GIVEN TASK: Say how many lines in the records include the string "this", adding no other words.

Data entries
—————

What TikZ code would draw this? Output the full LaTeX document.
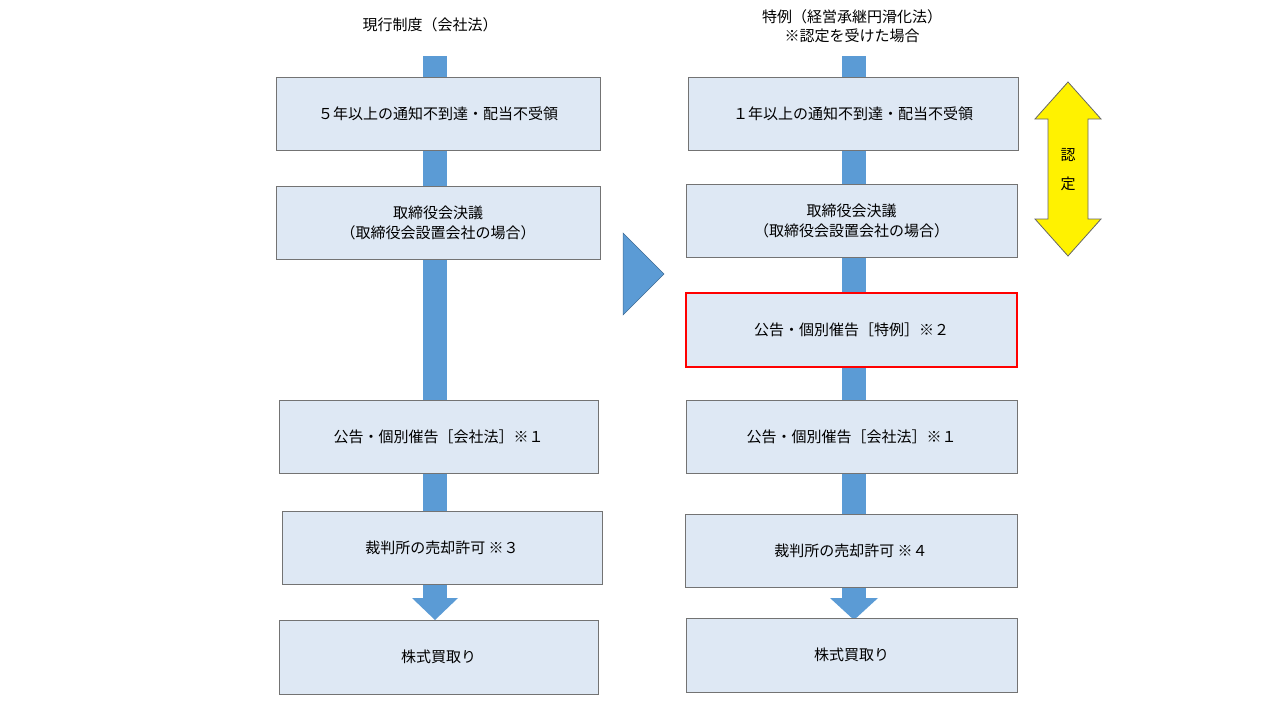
\documentclass[tikz,border=0pt]{standalone}
\usepackage{fontspec}
\setmainfont{Noto Sans CJK JP}
\usetikzlibrary{shapes.arrows}
\definecolor{boxfill}{HTML}{DEE8F4}
\definecolor{barcol}{HTML}{5B9BD5}
\begin{document}
\begin{tikzpicture}[x=1pt,y=-1pt,
  stepbox/.style={draw=black!55,fill=boxfill,line width=0.8pt,align=center,font=\fontsize{15}{20}\selectfont,inner sep=0pt},
  lbl/.style={align=center,font=\fontsize{15}{19}\selectfont}]
\useasboundingbox (0,0) rectangle (1280,720);
% bars
\fill[barcol] (423,56) rectangle (447,598);
\fill[barcol] (412,598) -- (458,598) -- (435,620) -- cycle;
\fill[barcol] (842,56) rectangle (866,598);
\fill[barcol] (830,598) -- (878,598) -- (854,620) -- cycle;
% titles
\node[lbl] (t1) at (430,25) {現行制度（会社法）};
\node[lbl] (t2) at (852,26) {特例（経営承継円滑化法）\\※認定を受けた場合};
% left boxes
\node[stepbox,minimum width=324,minimum height=73] (l1) at (438,113.5) {５年以上の通知不到達・配当不受領};
\node[stepbox,minimum width=324,minimum height=73] (l2) at (438,222.5) {取締役会決議\\（取締役会設置会社の場合）};
\node[stepbox,minimum width=319,minimum height=73] (l3) at (438.5,436.5) {公告・個別催告［会社法］※１};
\node[stepbox,minimum width=320,minimum height=73] (l4) at (442,547.5) {裁判所の売却許可 ※３};
\node[stepbox,minimum width=319,minimum height=74] (l5) at (438.5,657) {株式買取り};
% right boxes
\node[stepbox,minimum width=330,minimum height=73] (r1) at (853,113.5) {１年以上の通知不到達・配当不受領};
\node[stepbox,minimum width=331,minimum height=73] (r2) at (851.5,220.5) {取締役会決議\\（取締役会設置会社の場合）};
\node[stepbox,draw=red,line width=2.4pt,minimum width=331,minimum height=74] (r3) at (851.5,330) {公告・個別催告［特例］※２};
\node[stepbox,minimum width=331,minimum height=73] (r4) at (851.5,436.5) {公告・個別催告［会社法］※１};
\node[stepbox,minimum width=332,minimum height=73] (r5) at (851,550.5) {裁判所の売却許可 ※４};
\node[stepbox,minimum width=331,minimum height=74] (r6) at (851.5,655) {株式買取り};
% triangle
\fill[barcol,draw=barcol!70!black,line width=0.5pt] (623,233) -- (664,274) -- (623,315) -- cycle;
% yellow double arrow
\draw[fill=yellow,draw=black!60,line width=0.8pt] (1068,82) -- (1101,119) -- (1088,119) -- (1088,219) -- (1101,219) -- (1068,256) -- (1035,219) -- (1048,219) -- (1048,119) -- (1035,119) -- cycle;
\node[lbl] (y1) at (1068,155) {認};
\node[lbl] (y2) at (1068,184) {定};
\end{tikzpicture}
\end{document}
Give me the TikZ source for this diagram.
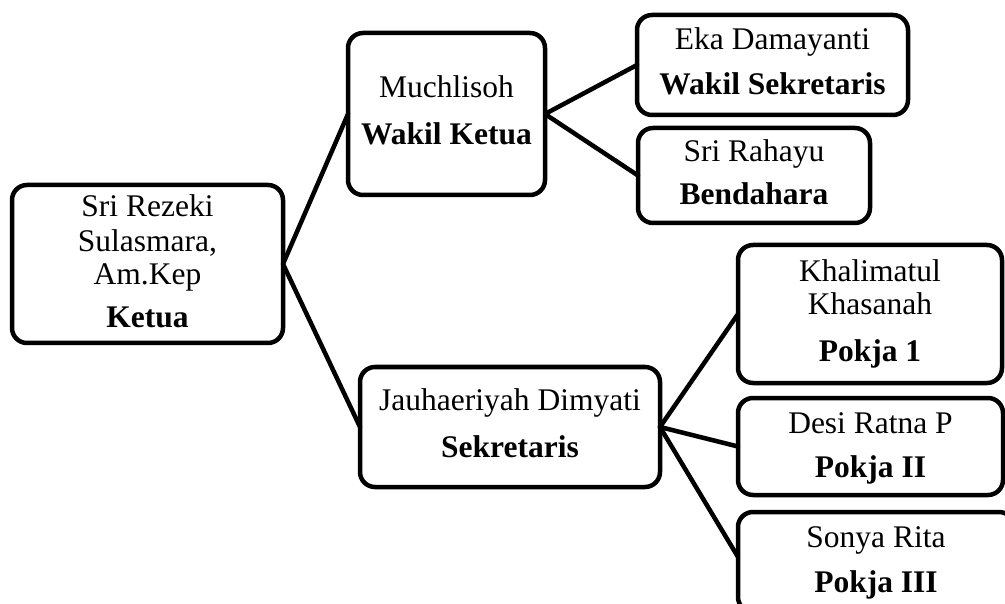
\documentclass[tikz,border=0pt]{standalone}
\usepackage{fontspec}
\setmainfont{Liberation Serif}
\begin{document}
\begin{tikzpicture}[x=1pt,y=-1pt,
  box/.style={draw, line width=4.5pt, rounded corners=15pt, inner sep=0pt, outer sep=0pt, fill=white},
  link/.style={line width=4.5pt, line cap=round, line join=round},
  ln/.style={anchor=base, inner sep=0pt, outer sep=0pt, font=\fontsize{31.5}{34}\selectfont},
  bl/.style={ln, font=\fontsize{31.5}{34}\selectfont\bfseries}]
\useasboundingbox (0,0) rectangle (1005,604);
\clip (0,0) rectangle (1005,604);

% boxes
\node[box, minimum width=271pt, minimum height=158pt] (ketua) at (147.5,264) {};
\node[box, minimum width=197pt, minimum height=162pt] (wk) at (446.5,114) {};
\node[box, minimum width=271pt, minimum height=100pt] (ws) at (772.5,65) {};
\node[box, minimum width=232pt, minimum height=95pt] (bd) at (754,175.5) {};
\node[box, minimum width=300pt, minimum height=120pt] (sek) at (510,427) {};
\node[box, minimum width=264pt, minimum height=138pt] (p1) at (870,314) {};
\node[box, minimum width=265pt, minimum height=97pt] (p2) at (870.5,446.5) {};
\node[box, minimum width=276pt, minimum height=100pt] (p3) at (876,562) {};

% connectors
\draw[link] (wk.west) -- (ketua.east) -- (sek.west);
\draw[link] (ws.west) -- (wk.east) -- (bd.west);
\draw[link] (sek.east) -- (p1.west);
\draw[link] (sek.east) -- (p2.west);
\draw[link] (sek.east) -- ([yshift=5pt]p3.west);

% texts
\node[ln] (ketua1) at (147.5,217) {Sri Rezeki};
\node[ln] (ketua2) at (147.5,252) {Sulasmara,};
\node[ln] (ketua3) at (147.5,285) {Am.Kep};
\node[bl] (ketua4) at (147.5,328) {Ketua};

\node[ln] (wk1) at (446.5,98) {Muchlisoh};
\node[bl] (wk2) at (446.5,145) {Wakil Ketua};

\node[ln] (ws1) at (772.5,50) {Eka Damayanti};
\node[bl] (ws2) at (772.5,95) {Wakil Sekretaris};

\node[ln] (bd1) at (754,162) {Sri Rahayu};
\node[bl] (bd2) at (754,205) {Bendahara};

\node[ln] (sek1) at (510,410) {Jauhaeriyah Dimyati};
\node[bl] (sek2) at (510,457) {Sekretaris};

\node[ln] (p1a) at (870,282) {Khalimatul};
\node[ln] (p1b) at (870,315) {Khasanah};
\node[bl] (p1c) at (870,362) {Pokja 1};

\node[ln] (p2a) at (870.5,433) {Desi Ratna P};
\node[bl] (p2b) at (870.5,477) {Pokja II};

\node[ln] (p3a) at (876,547) {Sonya Rita};
\node[bl] (p3b) at (876,592) {Pokja III};
\end{tikzpicture}
\end{document}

—————

ANSWER BELOW: 2